(Bloomberg) -- Canadian Prime Minister Justin Trudeau is under fire from farmers at home for saying he’s flexible on increasing access to the country’s dairy industry, a change sought by Donald Trump in Nafta talks.
Trudeau said Sunday in a U.S. television interview the U.S. was seeking two main things in Nafta negotiations, which are essentially on the back-burner after the U.S. hit Canada and Mexico with steel and aluminum tariffs last week.
“They want a better deal on their auto sector from Mexico, and I think they want more access on certain agriculture products like dairy to Canada,” Trudeau said on NBC’s Meet the Press with Chuck Todd. Todd asked if Trudeau was willing to give them that. “We’re moving towards, you know, flexibility in those areas that I thought was very, very promising.”

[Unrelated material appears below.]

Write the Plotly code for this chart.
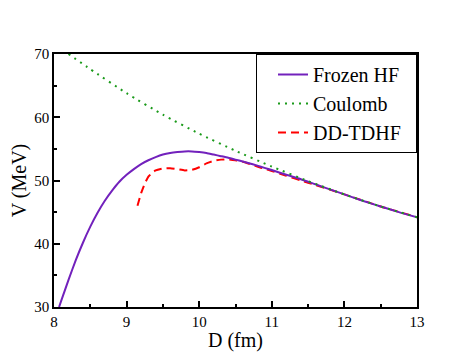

Pierre Lampron, president of the Dairy Farmers of Canada, said in a letter to Trudeau Monday the prime minister’s comments were “quite worrisome,” and “deeply troubling for our dairy farmers,” given repeated pledges of support by Trudeau and his lawmakers for the sector.
Canada had dug in on the dairy issue in the face of U.S. demands, calling it a non-starter. The country has, however, given foreign producers a slice of its market in past trade talks; doing so again in North American Free Trade Agreement talks would follow the trend but be politically controversial because it would once again shrink domestic producers’ cut of the pie. Trump has regularly criticized Canada’s system, including last week. “They must open their markets and take down their trade barriers!” he wrote on Twitter.
Lampron cited the NBC interview and said Trudeau “specifically referenced access to our domestic dairy market as a possible concession to conclude the Nafta re-negotiations,” asking for a meeting with Trudeau. Lampron criticized previous trade deals that opened the Canadian market. “The additional impact of the access granted under trade agreements has undoubtedly weakened our dairy system in Canada,” Lampron wrote.
Canada’s system of quotas and tariffs for dairy, poultry and eggs, known as supply management, is something of a sacred cow -- all major political parties support it, and, given the value of existing quotas, farm groups erupt when changes are discussed. Trump called for the full dismantling of that system over 10 years. It was one of the most controversial Nafta proposals.
Quebec has taken note of Trudeau’s comments, and its position on the renegotiation of Nafta remains unchanged, Christine Harvey, a spokeswoman for Quebec Agriculture Minister Laurent Lessard, said Monday. “We will continue to defend supply management,” she said, declining to elaborate.
Trump and U.S. House Speaker Paul Ryan, who hails from dairy-producing Wisconsin, are up in arms about Canada’s system. Commerce Secretary Wilbur Ross once called Canada’s U.S. envoy, during a Trump visit to Wisconsin, saying he’s “never heard him so upset.” Ryan has said Nafta’s biggest problem “comes from the north.”